Be there in a second!
However, when our second daughter came along, it was a very different story. Mostly because with a toddler already on the scene, there was no time to indulge in such fastidious one-on-one parenting. If my second daughter called out during a day sleep, I would inevitably be in the middle of other activities such as clothes washing, finger painting, cupcake icing or email checking. My response was always a little more delayed simply because life was busier. And by the time I got to her, she usually would have re-settled and gone back to sleep. With no other option presenting, she probably thought that’s just what babies did. And it’s what most babies do. We just didn’t give our first daughter that same opportunity.
Are you okay?
If my first daughter ever tripped over, I’d be sick with worry, immediately calling my husband to discuss whether or not I needed to take her to the GP for a check-up. But the second time around, I wasn’t nearly so worried. In fact, quite the opposite. I remember once at our local playgroup, my second daughter was trying to get my attention while I was chatting to another mum, completely caught up in recounting what I felt was a most entertaining story, until eventually, I realised that my daughter had a sizeable cut on her knee and it took another mother, a friend of mine, to source a bandaid from the first aid box to cover it up.
Did I hear something?
Then there was the occasion when both girls were asleep, my husband was working late, and I was enjoying a rare evening to myself, a bowl of pasta on my lap and my favourite show on the TV. I thought I heard one of the girls cry out. Trying to be a more relaxed second-time parent, I waited, not wanting to jump in too soon. But I heard nothing more and assumed that whoever it was had re-settled. Disaster averted.
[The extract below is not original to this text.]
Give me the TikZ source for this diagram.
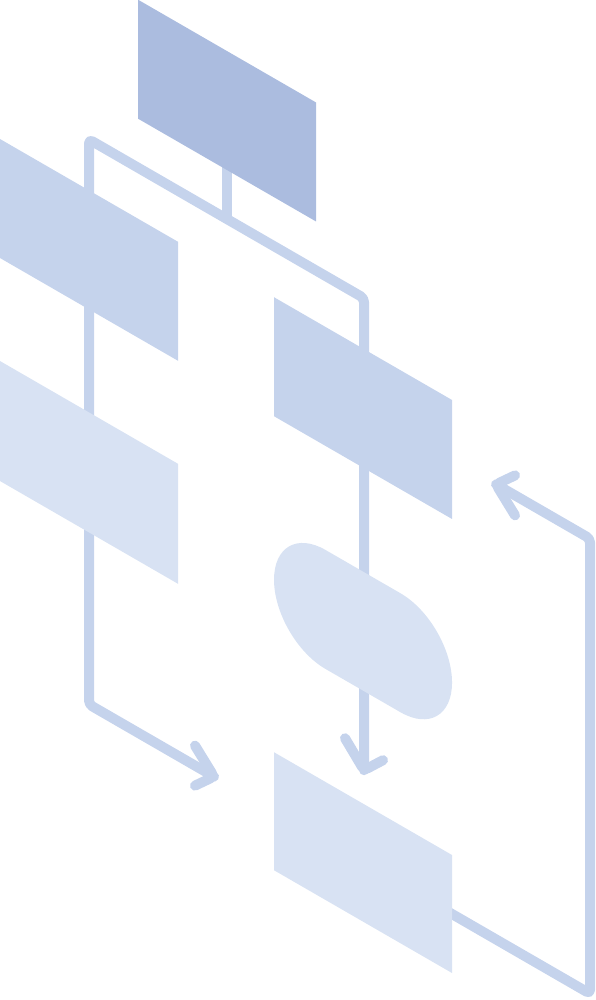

However, an hour later, I went in to check up on them, only to find my youngest had been sick absolutely everywhere – and as no one had come to help, she’d had no choice but to go back to sleep. Naturally, I felt absolutely terrible and cleaned her up immediately. That would never have happened with my first child, but no harm was done, and she was none the wiser. In fact, that was the night she gave up her bottle before bed. So, in fact, it was actually a good thing.
Not that my second child was, or is, neglected. Far from it. She’s very well looked after and is incredibly adored. It’s just a different experience and in many ways, she’s better off for it, more resilient and independent. My first child, no doubt, felt like she had to stand to one side and make room for her sister, instantly forgetting all the many leg massages and focused attention she’d received. On the other hand, my second child clearly had to fight for attention since she was a young age and still does today. But on a positive note, she did get the more relaxed version of her parents, and considering how fraught we were the first time around, maybe coming second wasn’t such a bad thing after all.